Because I am dedicated to the practice of trying to see the perfection in everyone, most of the time I can quickly find the beauty in an image that might seem stark, sad or even disturbing. Every once in a while, a photo will be so emotionally evocative that it might take me some time to find a thing of beauty to appreciate in the image.
This past weekend at a community salon for the Pollination Project Jeff Kirschner, the founder of the organization #litterati, presented his revolutionary campaign to end litter. It began on Instagram with the simple act of posting photos of litter. The premise is simple...find some litter on the ground, take a photo of it, post it online and throw the litter itself away.
As with Pierre's photos, Jeff's talk had many lessons beyond what you might see on the surface. He spoke about how people and corporations have engaged and reacted to his movement to end litter. For me, there were two striking lessons that apply to our work in the mental health advocacy world.

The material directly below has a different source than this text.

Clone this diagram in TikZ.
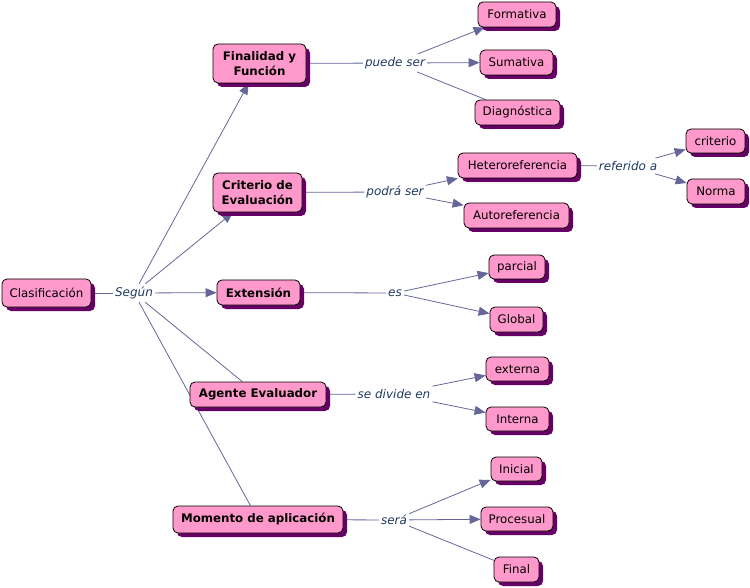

The first is understanding how you can make something that is "thrown away," "messy" "discarded" accessible and, dare I say, beautiful? In Flawless terms, how do you see the perfection in something that is viewed as dark, scary or unattractive?
The second important lesson that Jeff shared was about engagement from and with corporations. How does he communicate with companies when trash from their products is found over and over again? What is his philosophy behind calling out companies on their green policies? Does Litterati approach this in a "shaming and blaming" way -- or work collaboratively to clean the planet one plastic cup at a time? Jeff has had great success in working peacefully with partners and corporations on coming together to magnify the impact of his environmental movement.
The day after this powerful time with Jeff and the Pollination Project, I was in a gift shop in the San Francisco airport and came upon a huge display of horrifying products capitalizing on the stereotype of "psychos" at the well known bay area tourist site Alcatraz. I stopped in my tracks, quickly snapping photo after photo even if didn't yet know what I was going to do with them. I was so angry and outraged at this horrible reflection on real people who, like all of us, have the spark of divinity in them. I thought to myself, "What would Jeff do with these photos? " "How can I be peaceful and collaborative about this? " "How can I use these images to make the compassionate change that is so drastically needed? "
With my tight and temporarily hardened heart, I traveled home and landed into what felt like a fairy world of love and light as I went from the airport to a meeting with our Junior Volunteer Committee to work on a Flawless fundraiser that we are planning. I picked these inspiring 13 year old girls up from their Waldorf School where a few of them were wearing floral crowns from the flowers they found around campus. In the car they talked about their concern and compassion for our kids of Flawless who live with mental health challenges. Their young hearts were overflowing with activism and love. When I parked my car, they even wrote Flawless with a heart in the dust on my back window.
The power of photography struck again as they took photos of peacocks and peacock feathers (our Flawless logo) that they had drawn to post on Instagram, creating the hashtag of #getyourflawlesson. Their energy and pure open heartedness felt like magical fairy dust, potent enough to be able to dispel the hate that was depicted in those disturbing "psycho" photos I'd taken at the airport gift shop.
I still don't know what I will do with those Alcatraz photos, which to me depict their own kind of "litter" in our public attitudes about brain health. But I remain convinced that seeing the beauty and perfection will always win. So I wonder, what's your idea about how we can use images to spread the kind of fairy dust that those 13 year-old hearts seem to understand so well?